Bush to finally solve Iraq!
The White House issued a press release yesterday saying they finally have the answer to the war in Iraq.
“It's like, it's like a Rubik's cube, it seems impossible at first, but then you bend it every which way for years and years and years and then you get lucky”, the president was quoted as saying. One wonders whether we could have solved the Iraqi crisis a few thousand times over now, if it really is like a Rubik's cube.
Bush says it was when he and Cheney decided to go see Bush's new favourite movie, the one with wizards and things, that things finally became clear.
“We simply need to find the prophecy first!” Bush had apparently told Cheney. “I bet we hide prophecies somewhere secret around here!” According to Cheney, Bush was so excited he nearly choked on a gummy-bear. “It was a good thing he didn't eat a pretzel, then it could have turned bad” said Cheney, who admitted to having a small heart-attack at the fact that they could finally solve the “whole oil-supply thing”.
But there is a large problem with finding prophecies, and an even larger one with finding the right ones. This means that not only do you have to find a prophecy among hundreds, or maybe thousands, of other prophecies, it also means you have to find that prophecy amongst pretty much anywhere in the world. What makes it more difficult is finding out who did the applicable prophecy, as there are dozens of candidates to choose from, from the modern hacks to the ancient hacks like Nostradamus, to the really ancient hacks from pre-Biblical times. Estimates put this event somewhere in the middle, after the one about the end of the world and before the one about how Paul Mann makes ready his coffee on a Tuesday morning some undetermined week, meaning it was either found by a bad prophet who accomplished it as his best feat, or a better prophet who wrote it down because all the good ones were already taken. This narrows things down a bit, but since most prophecies are of the less important kind, not enough to be able to find it.
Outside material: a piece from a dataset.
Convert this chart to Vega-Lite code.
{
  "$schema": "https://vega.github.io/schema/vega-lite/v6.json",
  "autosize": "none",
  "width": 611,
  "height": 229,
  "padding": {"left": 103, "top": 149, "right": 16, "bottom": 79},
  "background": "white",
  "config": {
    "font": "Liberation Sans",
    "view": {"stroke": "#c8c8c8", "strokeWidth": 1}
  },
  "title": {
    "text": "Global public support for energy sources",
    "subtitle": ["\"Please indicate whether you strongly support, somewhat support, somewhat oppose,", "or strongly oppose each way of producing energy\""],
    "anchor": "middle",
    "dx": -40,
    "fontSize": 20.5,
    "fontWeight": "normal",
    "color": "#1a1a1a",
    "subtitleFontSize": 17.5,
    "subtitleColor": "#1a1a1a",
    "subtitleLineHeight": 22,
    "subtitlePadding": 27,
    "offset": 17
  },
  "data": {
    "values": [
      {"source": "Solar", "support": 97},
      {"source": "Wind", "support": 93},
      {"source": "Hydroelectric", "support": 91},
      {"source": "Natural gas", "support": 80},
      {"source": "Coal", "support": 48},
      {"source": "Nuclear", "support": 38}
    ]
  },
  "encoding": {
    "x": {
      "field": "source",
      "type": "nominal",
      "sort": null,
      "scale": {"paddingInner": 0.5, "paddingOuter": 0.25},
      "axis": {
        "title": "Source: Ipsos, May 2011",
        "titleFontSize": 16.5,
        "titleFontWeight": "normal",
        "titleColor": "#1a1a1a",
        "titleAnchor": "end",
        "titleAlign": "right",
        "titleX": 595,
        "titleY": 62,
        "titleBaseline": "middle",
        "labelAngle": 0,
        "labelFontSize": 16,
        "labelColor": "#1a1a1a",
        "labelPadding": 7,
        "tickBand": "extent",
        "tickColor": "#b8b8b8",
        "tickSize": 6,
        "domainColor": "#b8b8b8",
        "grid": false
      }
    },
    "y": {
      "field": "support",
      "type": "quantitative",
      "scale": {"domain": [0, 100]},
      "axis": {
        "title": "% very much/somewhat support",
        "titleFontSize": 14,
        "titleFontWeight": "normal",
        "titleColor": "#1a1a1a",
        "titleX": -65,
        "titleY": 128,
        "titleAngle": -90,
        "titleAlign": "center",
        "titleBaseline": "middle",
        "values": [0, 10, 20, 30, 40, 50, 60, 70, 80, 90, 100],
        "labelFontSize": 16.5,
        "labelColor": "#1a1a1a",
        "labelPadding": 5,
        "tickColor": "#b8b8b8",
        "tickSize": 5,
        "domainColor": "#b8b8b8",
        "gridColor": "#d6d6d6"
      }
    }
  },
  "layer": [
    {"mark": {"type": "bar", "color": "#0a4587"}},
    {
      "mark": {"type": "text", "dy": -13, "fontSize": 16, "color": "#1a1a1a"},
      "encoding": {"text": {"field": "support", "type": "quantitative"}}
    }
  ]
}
Bush's strongest supporters, the religious right is divided over this new direction he has taken. Some consider it to be good that he aims to fulfil prophecies, much like Jesus, others claim he has actually seen Harry Potter and is thus clearly in coalition with Satan himself. Most democrats point out that they have believed this all along, or claimed that there is no such thing as Satan, thereby upsetting the Potter-haters even more.
Bush has already sent his most competent men on finding that prophecy. This is the same team that tried to find weapons of mass destruction in Iraq, causing many to be incredibly worried about just how much water this new plan holds, especially since prophecies do not grow on trees, although they might grow from trees, at least the ones written down on paper. And unlike WMDs, the American government does not have silos upon silos of prophecies, much to the administration's dismay.
Many see this as a desperate last ditch attempt to seem like there is an actual strategy for use in Iraq, others see it as complete nonsense brought on by what happens when you mix one of the most powerful men in the world, the brain of a small and poorly raised child, and pop culture. Bush's attempt to get Indiana Jones to hunt for the prophecy for him certainly reinforces both.